Markus Wespi, Jérôme de Meuron
(a cura di Alberto Caruso)
Librìa, Melfi 2006
96 pagine
Illustrazioni a colori
Prezzo: 14,00 €
Testo in italiano/inglese
Un piccolo ma gradevolissimo libro quello che Alberto Caruso dedica all’opera di Markus Wespi e Jérôme de Meuron, progettisti svizzeri di grande talento non ancora pienamente conosciuti oltre i confini elvetici.
Ripercorrendo puntualmente - secondo un criterio cronologico - circa un decennio di attività dello studio, l’autore ne mette in evidenza il processo di progressiva maturazione culminato nell’intervento ex novo della casa a Brione (2005), davvero un unicum nel panorama architettonico internazionale.
Prevalentemente concentrata sul tema dell’”abitare”, l’opera di Wespi e de Meuron si propone di riconquistare allo spazio domestico quella qualità “sensoriale” - rintracciabile nei valori del “silenzio”, della “dilatazione” temporale e del rapporto con la natura - che sembra perduta nella frenesia del mondo contemporaneo. Attraverso la riduzione dei segni esterni, lo spazio domestico viene potentemente proiettato in una dimensione privata, afasica, in cui solo viste direzionate sul paesaggio creano un intimo legame percettivo con la natura circostante: esternamente, le finestre si riducono, la superficie viene deprivata di qualsiasi dettaglio ma internamente si scopre un universo che, nella raffinata semplicità degli spazi permeati da vibranti giochi di luci, genera inaspettate e intense suggestioni.
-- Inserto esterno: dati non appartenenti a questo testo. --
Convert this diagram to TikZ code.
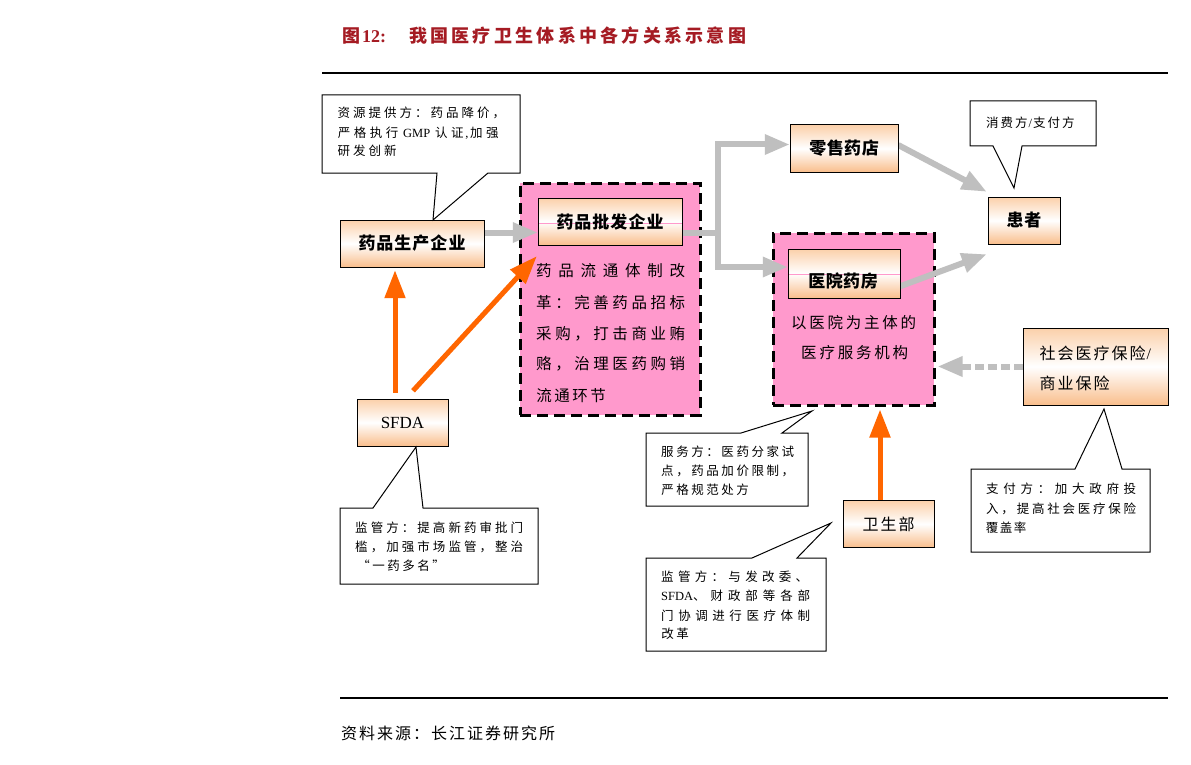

Le case di Wespi e de Meuron sono uno schietto manifesto di architettura ecocompatibile empaticamente integrata con il territorio. Per quanto tesa a ridurre drasticamente il confine tra “natura” e “artificio”, la loro architettura rinuncia tuttavia a qualsiasi atteggiamento mimetico rispetto al paesaggio e rivendica il valore “tettonico” del costruito, declinato attraverso forme essenziali e rigorose e tramite l’utilizzo di materiali di forte impatto “materico”, intimamente legati all’identità costruttiva dei luoghi. Vengono così impiegati il legno (Flawil, 2000), il cotto (Gondo, 2001) e soprattutto la pietra (progetto di cappella, 2003, casa a Scaiano, 2004, Brissago, 2004, Brione, 2005), che i due architetti esaltano con grande raffinatezza sia nel campo della ristrutturazione che nella costruzione ex novo, come un materiale naturalmente espressivo e dalle infinite potenzialità figurative a seconda della tessitura, del colore, della grado di scabrezza delle superfici.
Un testo agevole ed esaustivo, corredato da un apparato grafico e iconografico ben articolato, che suggerisce il profilarsi di un percorso di ricerca, da parte del giovane studio, ancora in fieri e ricco di interessanti future sperimentazioni.